▶ RECORDS SHOWN:
** begin **

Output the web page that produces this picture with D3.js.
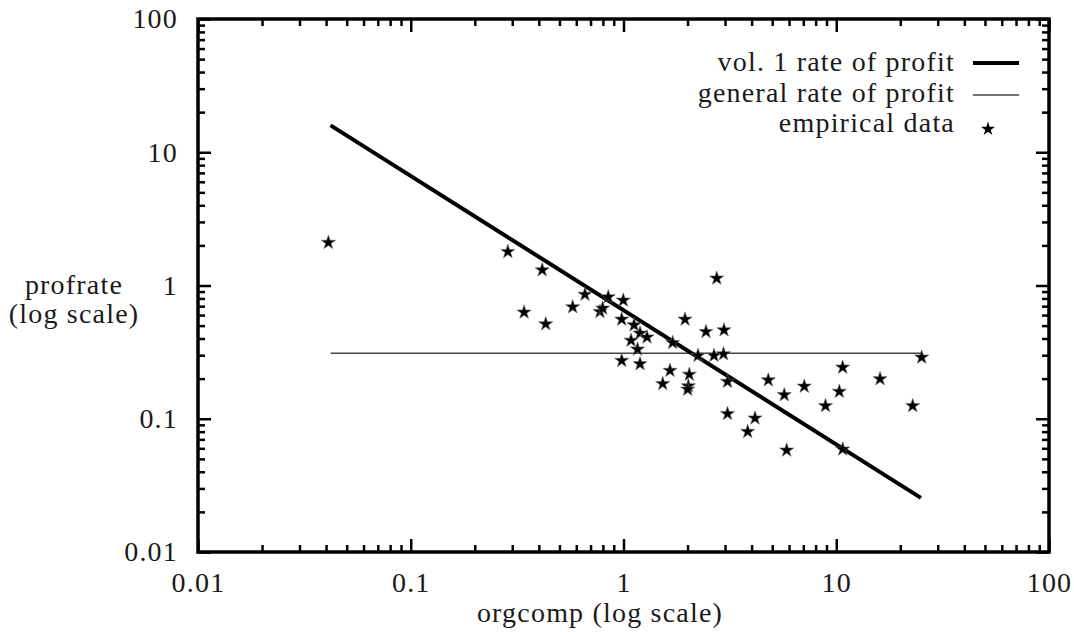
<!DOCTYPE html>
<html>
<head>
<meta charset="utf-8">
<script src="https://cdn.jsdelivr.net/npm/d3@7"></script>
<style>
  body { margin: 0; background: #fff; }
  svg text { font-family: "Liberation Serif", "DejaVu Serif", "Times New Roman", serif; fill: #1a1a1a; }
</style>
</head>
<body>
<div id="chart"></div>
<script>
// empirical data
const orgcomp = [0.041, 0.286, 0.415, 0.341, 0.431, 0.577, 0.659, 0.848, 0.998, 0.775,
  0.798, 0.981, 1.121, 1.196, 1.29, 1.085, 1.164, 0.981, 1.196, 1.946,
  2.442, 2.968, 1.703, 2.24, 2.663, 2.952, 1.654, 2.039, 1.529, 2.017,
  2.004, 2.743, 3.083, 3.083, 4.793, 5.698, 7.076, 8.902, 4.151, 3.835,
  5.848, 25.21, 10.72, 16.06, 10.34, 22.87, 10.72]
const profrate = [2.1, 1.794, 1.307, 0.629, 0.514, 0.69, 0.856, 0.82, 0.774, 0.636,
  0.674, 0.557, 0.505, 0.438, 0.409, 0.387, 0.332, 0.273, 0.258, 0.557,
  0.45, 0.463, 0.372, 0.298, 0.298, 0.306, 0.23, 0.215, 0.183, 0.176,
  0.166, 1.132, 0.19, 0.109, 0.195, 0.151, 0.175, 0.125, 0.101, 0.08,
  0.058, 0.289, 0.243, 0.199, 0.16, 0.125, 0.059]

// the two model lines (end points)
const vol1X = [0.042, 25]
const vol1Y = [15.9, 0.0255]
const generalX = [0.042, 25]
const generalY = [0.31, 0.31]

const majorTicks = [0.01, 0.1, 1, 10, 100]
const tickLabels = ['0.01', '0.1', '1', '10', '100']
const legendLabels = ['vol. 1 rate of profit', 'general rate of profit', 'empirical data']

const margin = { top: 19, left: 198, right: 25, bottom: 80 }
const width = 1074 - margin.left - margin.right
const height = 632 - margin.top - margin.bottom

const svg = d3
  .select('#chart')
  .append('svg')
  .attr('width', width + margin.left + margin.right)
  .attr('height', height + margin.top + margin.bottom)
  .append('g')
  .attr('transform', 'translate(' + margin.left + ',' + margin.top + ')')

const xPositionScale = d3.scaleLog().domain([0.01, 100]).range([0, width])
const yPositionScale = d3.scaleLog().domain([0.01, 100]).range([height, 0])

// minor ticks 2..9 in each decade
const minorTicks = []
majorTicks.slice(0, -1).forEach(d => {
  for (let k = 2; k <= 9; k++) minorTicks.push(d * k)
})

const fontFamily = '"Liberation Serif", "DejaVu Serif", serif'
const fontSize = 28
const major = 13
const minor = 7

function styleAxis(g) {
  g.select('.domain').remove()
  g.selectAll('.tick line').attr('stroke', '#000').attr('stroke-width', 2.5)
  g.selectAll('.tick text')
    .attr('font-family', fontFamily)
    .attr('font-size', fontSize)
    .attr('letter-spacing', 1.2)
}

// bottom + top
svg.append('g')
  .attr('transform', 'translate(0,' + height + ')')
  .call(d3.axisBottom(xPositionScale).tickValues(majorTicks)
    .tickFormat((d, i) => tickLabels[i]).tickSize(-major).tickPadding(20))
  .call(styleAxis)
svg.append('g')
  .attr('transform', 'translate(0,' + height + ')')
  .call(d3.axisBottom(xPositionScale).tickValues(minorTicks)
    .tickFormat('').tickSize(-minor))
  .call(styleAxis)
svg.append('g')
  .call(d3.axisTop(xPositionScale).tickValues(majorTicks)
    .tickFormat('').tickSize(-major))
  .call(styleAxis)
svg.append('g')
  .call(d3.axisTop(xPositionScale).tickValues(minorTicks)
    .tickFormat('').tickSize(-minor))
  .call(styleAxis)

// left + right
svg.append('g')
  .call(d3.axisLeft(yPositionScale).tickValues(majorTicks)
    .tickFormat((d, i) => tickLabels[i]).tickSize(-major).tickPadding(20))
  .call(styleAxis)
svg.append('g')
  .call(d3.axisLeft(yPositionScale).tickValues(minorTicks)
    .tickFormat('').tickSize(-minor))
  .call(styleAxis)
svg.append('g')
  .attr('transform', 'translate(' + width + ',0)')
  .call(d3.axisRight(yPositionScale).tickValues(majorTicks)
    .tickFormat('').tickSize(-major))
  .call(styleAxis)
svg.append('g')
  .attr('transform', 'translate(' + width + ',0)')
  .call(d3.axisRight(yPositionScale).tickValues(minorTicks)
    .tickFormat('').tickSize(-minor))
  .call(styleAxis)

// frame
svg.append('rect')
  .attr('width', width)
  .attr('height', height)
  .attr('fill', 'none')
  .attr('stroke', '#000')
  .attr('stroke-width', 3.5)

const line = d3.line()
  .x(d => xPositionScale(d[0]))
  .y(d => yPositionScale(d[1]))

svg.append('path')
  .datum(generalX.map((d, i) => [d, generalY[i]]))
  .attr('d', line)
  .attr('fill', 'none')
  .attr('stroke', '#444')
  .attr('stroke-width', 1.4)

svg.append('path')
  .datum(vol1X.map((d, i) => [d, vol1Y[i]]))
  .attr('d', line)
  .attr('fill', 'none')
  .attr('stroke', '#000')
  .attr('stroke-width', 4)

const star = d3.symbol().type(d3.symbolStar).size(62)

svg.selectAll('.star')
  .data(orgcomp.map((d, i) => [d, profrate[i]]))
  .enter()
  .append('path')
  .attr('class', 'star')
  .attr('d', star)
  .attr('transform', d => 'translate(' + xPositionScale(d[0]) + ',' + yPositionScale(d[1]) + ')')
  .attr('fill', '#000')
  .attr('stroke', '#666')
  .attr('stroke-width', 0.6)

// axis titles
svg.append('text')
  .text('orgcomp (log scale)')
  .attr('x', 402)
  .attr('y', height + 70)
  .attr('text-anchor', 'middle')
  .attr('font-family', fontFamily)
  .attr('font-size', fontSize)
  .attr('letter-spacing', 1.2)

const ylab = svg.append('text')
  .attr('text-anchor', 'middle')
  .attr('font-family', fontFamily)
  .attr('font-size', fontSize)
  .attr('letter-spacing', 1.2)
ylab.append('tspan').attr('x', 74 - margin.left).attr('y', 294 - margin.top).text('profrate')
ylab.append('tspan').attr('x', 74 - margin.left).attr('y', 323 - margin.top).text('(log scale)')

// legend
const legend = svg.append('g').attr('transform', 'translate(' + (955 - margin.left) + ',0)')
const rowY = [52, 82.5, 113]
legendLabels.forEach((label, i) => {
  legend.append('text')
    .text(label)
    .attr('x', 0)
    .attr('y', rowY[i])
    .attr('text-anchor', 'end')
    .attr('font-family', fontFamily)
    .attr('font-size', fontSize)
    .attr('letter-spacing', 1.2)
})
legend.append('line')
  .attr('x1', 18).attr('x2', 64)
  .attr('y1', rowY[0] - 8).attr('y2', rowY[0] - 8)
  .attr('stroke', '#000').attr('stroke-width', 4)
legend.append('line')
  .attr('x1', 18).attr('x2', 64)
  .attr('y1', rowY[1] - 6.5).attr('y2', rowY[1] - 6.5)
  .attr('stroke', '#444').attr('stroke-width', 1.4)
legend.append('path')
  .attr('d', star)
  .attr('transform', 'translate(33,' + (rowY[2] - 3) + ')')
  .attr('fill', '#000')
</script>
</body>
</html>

** end **
** begin **

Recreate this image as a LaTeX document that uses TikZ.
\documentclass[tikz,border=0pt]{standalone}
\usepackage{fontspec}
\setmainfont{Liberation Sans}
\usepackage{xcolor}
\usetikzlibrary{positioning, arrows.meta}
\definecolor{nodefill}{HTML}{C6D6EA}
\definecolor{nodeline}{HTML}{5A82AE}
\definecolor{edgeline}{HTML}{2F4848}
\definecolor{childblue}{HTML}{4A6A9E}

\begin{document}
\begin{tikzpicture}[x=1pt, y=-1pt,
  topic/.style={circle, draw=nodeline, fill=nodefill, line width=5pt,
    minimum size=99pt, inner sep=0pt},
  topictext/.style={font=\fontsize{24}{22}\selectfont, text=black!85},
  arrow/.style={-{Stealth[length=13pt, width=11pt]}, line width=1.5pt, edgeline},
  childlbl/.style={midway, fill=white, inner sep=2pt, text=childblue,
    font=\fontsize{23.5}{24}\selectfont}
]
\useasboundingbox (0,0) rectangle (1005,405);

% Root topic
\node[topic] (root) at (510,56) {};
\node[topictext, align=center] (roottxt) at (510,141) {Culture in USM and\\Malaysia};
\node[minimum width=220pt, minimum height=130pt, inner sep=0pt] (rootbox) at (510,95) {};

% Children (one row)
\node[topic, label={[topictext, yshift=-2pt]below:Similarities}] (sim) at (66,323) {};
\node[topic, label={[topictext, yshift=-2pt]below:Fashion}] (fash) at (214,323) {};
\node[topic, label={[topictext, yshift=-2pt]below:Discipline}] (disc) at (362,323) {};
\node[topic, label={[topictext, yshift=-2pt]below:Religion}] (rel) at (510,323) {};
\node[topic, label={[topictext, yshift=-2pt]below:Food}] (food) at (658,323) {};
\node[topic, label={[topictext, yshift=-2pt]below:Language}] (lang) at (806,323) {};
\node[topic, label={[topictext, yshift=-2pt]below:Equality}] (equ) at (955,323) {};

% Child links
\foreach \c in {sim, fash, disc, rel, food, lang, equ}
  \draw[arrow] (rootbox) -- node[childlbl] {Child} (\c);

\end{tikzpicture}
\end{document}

** end **
** begin **

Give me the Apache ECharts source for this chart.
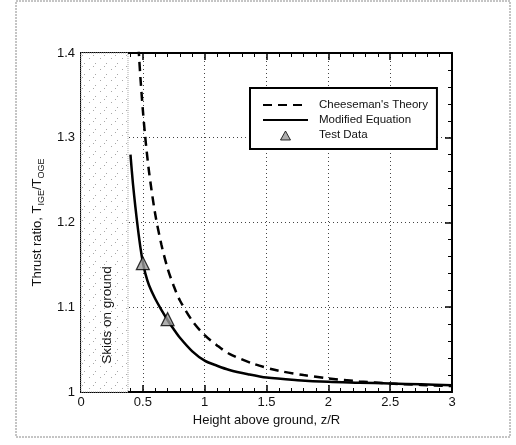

** end **

▶ GOAL: Repeat exactly, and only, the entries from the line with "Output the web" through the line with "const height = 632". Pictures are skipped.

▶ WRITTEN RESPONSE:
Output the web page that produces this picture with D3.js.
<!DOCTYPE html>
<html>
<head>
<meta charset="utf-8">
<script src="https://cdn.jsdelivr.net/npm/d3@7"></script>
<style>
  body { margin: 0; background: #fff; }
  svg text { font-family: "Liberation Serif", "DejaVu Serif", "Times New Roman", serif; fill: #1a1a1a; }
</style>
</head>
<body>
<div id="chart"></div>
<script>
// empirical data
const orgcomp = [0.041, 0.286, 0.415, 0.341, 0.431, 0.577, 0.659, 0.848, 0.998, 0.775,
  0.798, 0.981, 1.121, 1.196, 1.29, 1.085, 1.164, 0.981, 1.196, 1.946,
  2.442, 2.968, 1.703, 2.24, 2.663, 2.952, 1.654, 2.039, 1.529, 2.017,
  2.004, 2.743, 3.083, 3.083, 4.793, 5.698, 7.076, 8.902, 4.151, 3.835,
  5.848, 25.21, 10.72, 16.06, 10.34, 22.87, 10.72]
const profrate = [2.1, 1.794, 1.307, 0.629, 0.514, 0.69, 0.856, 0.82, 0.774, 0.636,
  0.674, 0.557, 0.505, 0.438, 0.409, 0.387, 0.332, 0.273, 0.258, 0.557,
  0.45, 0.463, 0.372, 0.298, 0.298, 0.306, 0.23, 0.215, 0.183, 0.176,
  0.166, 1.132, 0.19, 0.109, 0.195, 0.151, 0.175, 0.125, 0.101, 0.08,
  0.058, 0.289, 0.243, 0.199, 0.16, 0.125, 0.059]

// the two model lines (end points)
const vol1X = [0.042, 25]
const vol1Y = [15.9, 0.0255]
const generalX = [0.042, 25]
const generalY = [0.31, 0.31]

const majorTicks = [0.01, 0.1, 1, 10, 100]
const tickLabels = ['0.01', '0.1', '1', '10', '100']
const legendLabels = ['vol. 1 rate of profit', 'general rate of profit', 'empirical data']

const margin = { top: 19, left: 198, right: 25, bottom: 80 }
const width = 1074 - margin.left - margin.right
const height = 632 - margin.top - margin.bottom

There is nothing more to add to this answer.